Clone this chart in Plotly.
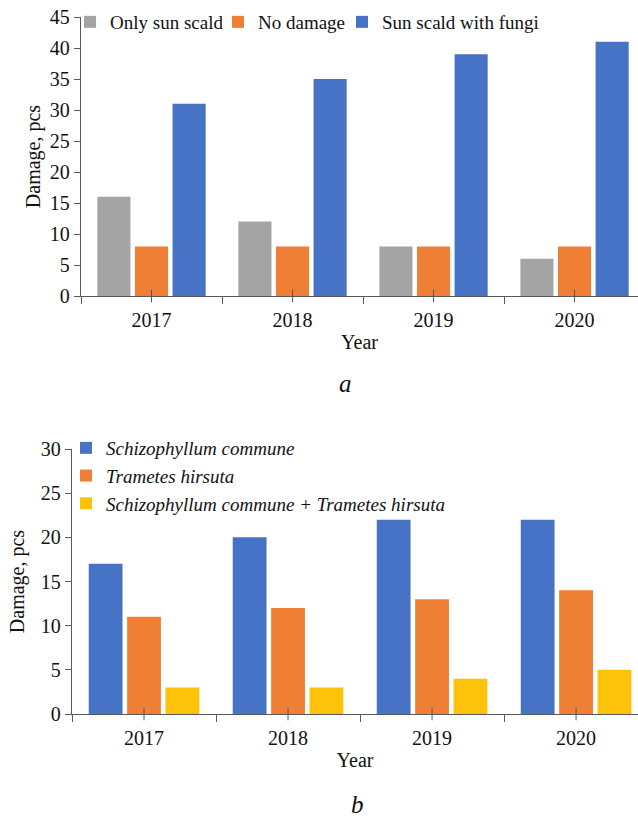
import plotly.graph_objects as go

years = ["2017", "2018", "2019", "2020"]

# Chart a
only_sun_scald = [16, 12, 8, 6]
no_damage = [8, 8, 8, 8]
sun_scald_fungi = [31, 35, 39, 41]

# Chart b
schizophyllum = [17, 20, 22, 22]
trametes = [11, 12, 13, 14]
both_fungi = [3, 3, 4, 5]

FONT = "Times New Roman, Liberation Serif, serif"
GRAY = "#a4a4a4"
ORANGE = "#ef7f35"
BLUE = "#4673c6"
YELLOW = "#fdc30a"
AXIS = "#595959"
TXT = "#111111"

fig = go.Figure()

def bar(name, y, color, xa, ya, legend, italic=False, lw=None):
    label = f"<i>{name}</i>" if italic else name
    fig.add_trace(go.Bar(x=years, y=y, name=label, marker=dict(color=color, line=dict(width=0)),
                         xaxis=xa, yaxis=ya, legend=legend, legendwidth=lw))

bar("Only sun scald", only_sun_scald, GRAY, "x", "y", "legend", lw=103)
bar("No damage", no_damage, ORANGE, "x", "y", "legend", lw=79)
bar("Sun scald with fungi", sun_scald_fungi, BLUE, "x", "y", "legend")

bar("Schizophyllum commune", schizophyllum, BLUE, "x2", "y2", "legend2", True)
bar("Trametes hirsuta", trametes, ORANGE, "x2", "y2", "legend2", True)
bar("Schizophyllum commune + Trametes hirsuta", both_fungi, YELLOW, "x2", "y2", "legend2", True)

# small centre ticks on category axes
for xa, ya in (("x", "y"), ("x2", "y2")):
    fig.add_trace(go.Scatter(x=years, y=[0] * len(years), mode="markers", xaxis=xa, yaxis=ya,
                             marker=dict(symbol="line-ns", size=9, line=dict(width=1, color=AXIS)),
                             showlegend=False, hoverinfo="skip", cliponaxis=False))

W, H = 638, 819
tickfont = dict(family=FONT, size=20, color=TXT)
titlefont = dict(family=FONT, size=20, color=TXT)

def xaxis(domain_left, rng, anchor):
    return dict(domain=[domain_left, 1], range=rng, anchor=anchor, type="category",
                showline=True, linecolor=AXIS, linewidth=1.3, ticks="outside", tickson="boundaries",
                ticklen=7, tickcolor=AXIS, tickfont=tickfont, showgrid=False, zeroline=False,
                ticklabelstandoff=6, automargin=False,
                title=dict(text="Year", font=titlefont, standoff=4))

def yaxis(domain, rng, dtick, anchor, standoff):
    return dict(domain=domain, range=rng, dtick=dtick, anchor=anchor, showline=True, linecolor=AXIS,
                linewidth=1.3, ticks="outside", ticklen=6, tickcolor=AXIS, tickfont=tickfont,
                showgrid=False, zeroline=False, automargin=False,
                title=dict(text="Damage, pcs", font=titlefont, standoff=standoff))

fig.update_layout(
    width=W, height=H, margin=dict(l=0, r=0, t=0, b=0, autoexpand=False),
    paper_bgcolor="white", plot_bgcolor="white",
    barmode="group", bargap=0.2, bargroupgap=0.12,
    xaxis=xaxis(81 / W, [-0.5, 3.45], "y"),
    yaxis=yaxis([1 - 296 / H, 1 - 17 / H], [0, 45], 5, "x", 3),
    xaxis2=xaxis(72 / W, [-0.5, 3.43], "y2"),
    yaxis2=yaxis([1 - 714 / H, 1 - 449 / H], [0, 30], 5, "x2", 10),
    legend=dict(orientation="h", x=70 / W, y=1 - 3 / H, xanchor="left", yanchor="top",
                font=dict(family=FONT, size=19, color=TXT), itemwidth=30,
                bgcolor="rgba(0,0,0,0)"),
    legend2=dict(orientation="v", x=66 / W, y=1 - 429 / H, xanchor="left", yanchor="top",
                 font=dict(family=FONT, size=19, color=TXT), itemwidth=30,
                 bgcolor="rgba(0,0,0,0)"),
    annotations=[
        dict(text="<i>a</i>", x=345 / W, y=1 - 383 / H, xref="paper", yref="paper",
             xanchor="center", yanchor="middle",
             showarrow=False, font=dict(family=FONT, size=25, color=TXT)),
        dict(text="<i>b</i>", x=357 / W, y=1 - 804 / H, xref="paper", yref="paper",
             xanchor="center", yanchor="middle",
             showarrow=False, font=dict(family=FONT, size=25, color=TXT)),
    ],
)

fig.write_html("out.html")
****************
INSTRUCTION: Output the lines above in full and exactly as given, omitting any pictures.

SOLUTION FOR THIS TASK:
Clone this chart in Plotly.
import plotly.graph_objects as go

years = ["2017", "2018", "2019", "2020"]

# Chart a
only_sun_scald = [16, 12, 8, 6]
no_damage = [8, 8, 8, 8]
sun_scald_fungi = [31, 35, 39, 41]

# Chart b
schizophyllum = [17, 20, 22, 22]
trametes = [11, 12, 13, 14]
both_fungi = [3, 3, 4, 5]

FONT = "Times New Roman, Liberation Serif, serif"
GRAY = "#a4a4a4"
ORANGE = "#ef7f35"
BLUE = "#4673c6"
YELLOW = "#fdc30a"
AXIS = "#595959"
TXT = "#111111"

fig = go.Figure()

def bar(name, y, color, xa, ya, legend, italic=False, lw=None):
    label = f"<i>{name}</i>" if italic else name
    fig.add_trace(go.Bar(x=years, y=y, name=label, marker=dict(color=color, line=dict(width=0)),
                         xaxis=xa, yaxis=ya, legend=legend, legendwidth=lw))

bar("Only sun scald", only_sun_scald, GRAY, "x", "y", "legend", lw=103)
bar("No damage", no_damage, ORANGE, "x", "y", "legend", lw=79)
bar("Sun scald with fungi", sun_scald_fungi, BLUE, "x", "y", "legend")

bar("Schizophyllum commune", schizophyllum, BLUE, "x2", "y2", "legend2", True)
bar("Trametes hirsuta", trametes, ORANGE, "x2", "y2", "legend2", True)
bar("Schizophyllum commune + Trametes hirsuta", both_fungi, YELLOW, "x2", "y2", "legend2", True)

# small centre ticks on category axes
for xa, ya in (("x", "y"), ("x2", "y2")):
    fig.add_trace(go.Scatter(x=years, y=[0] * len(years), mode="markers", xaxis=xa, yaxis=ya,
                             marker=dict(symbol="line-ns", size=9, line=dict(width=1, color=AXIS)),
                             showlegend=False, hoverinfo="skip", cliponaxis=False))

W, H = 638, 819
tickfont = dict(family=FONT, size=20, color=TXT)
titlefont = dict(family=FONT, size=20, color=TXT)

def xaxis(domain_left, rng, anchor):
    return dict(domain=[domain_left, 1], range=rng, anchor=anchor, type="category",
                showline=True, linecolor=AXIS, linewidth=1.3, ticks="outside", tickson="boundaries",
                ticklen=7, tickcolor=AXIS, tickfont=tickfont, showgrid=False, zeroline=False,
                ticklabelstandoff=6, automargin=False,
                title=dict(text="Year", font=titlefont, standoff=4))

def yaxis(domain, rng, dtick, anchor, standoff):
    return dict(domain=domain, range=rng, dtick=dtick, anchor=anchor, showline=True, linecolor=AXIS,
                linewidth=1.3, ticks="outside", ticklen=6, tickcolor=AXIS, tickfont=tickfont,
                showgrid=False, zeroline=False, automargin=False,
                title=dict(text="Damage, pcs", font=titlefont, standoff=standoff))

fig.update_layout(
    width=W, height=H, margin=dict(l=0, r=0, t=0, b=0, autoexpand=False),
    paper_bgcolor="white", plot_bgcolor="white",
    barmode="group", bargap=0.2, bargroupgap=0.12,
    xaxis=xaxis(81 / W, [-0.5, 3.45], "y"),
    yaxis=yaxis([1 - 296 / H, 1 - 17 / H], [0, 45], 5, "x", 3),
    xaxis2=xaxis(72 / W, [-0.5, 3.43], "y2"),
    yaxis2=yaxis([1 - 714 / H, 1 - 449 / H], [0, 30], 5, "x2", 10),
    legend=dict(orientation="h", x=70 / W, y=1 - 3 / H, xanchor="left", yanchor="top",
                font=dict(family=FONT, size=19, color=TXT), itemwidth=30,
                bgcolor="rgba(0,0,0,0)"),
    legend2=dict(orientation="v", x=66 / W, y=1 - 429 / H, xanchor="left", yanchor="top",
                 font=dict(family=FONT, size=19, color=TXT), itemwidth=30,
                 bgcolor="rgba(0,0,0,0)"),
    annotations=[
        dict(text="<i>a</i>", x=345 / W, y=1 - 383 / H, xref="paper", yref="paper",
             xanchor="center", yanchor="middle",
             showarrow=False, font=dict(family=FONT, size=25, color=TXT)),
        dict(text="<i>b</i>", x=357 / W, y=1 - 804 / H, xref="paper", yref="paper",
             xanchor="center", yanchor="middle",
             showarrow=False, font=dict(family=FONT, size=25, color=TXT)),
    ],
)

fig.write_html("out.html")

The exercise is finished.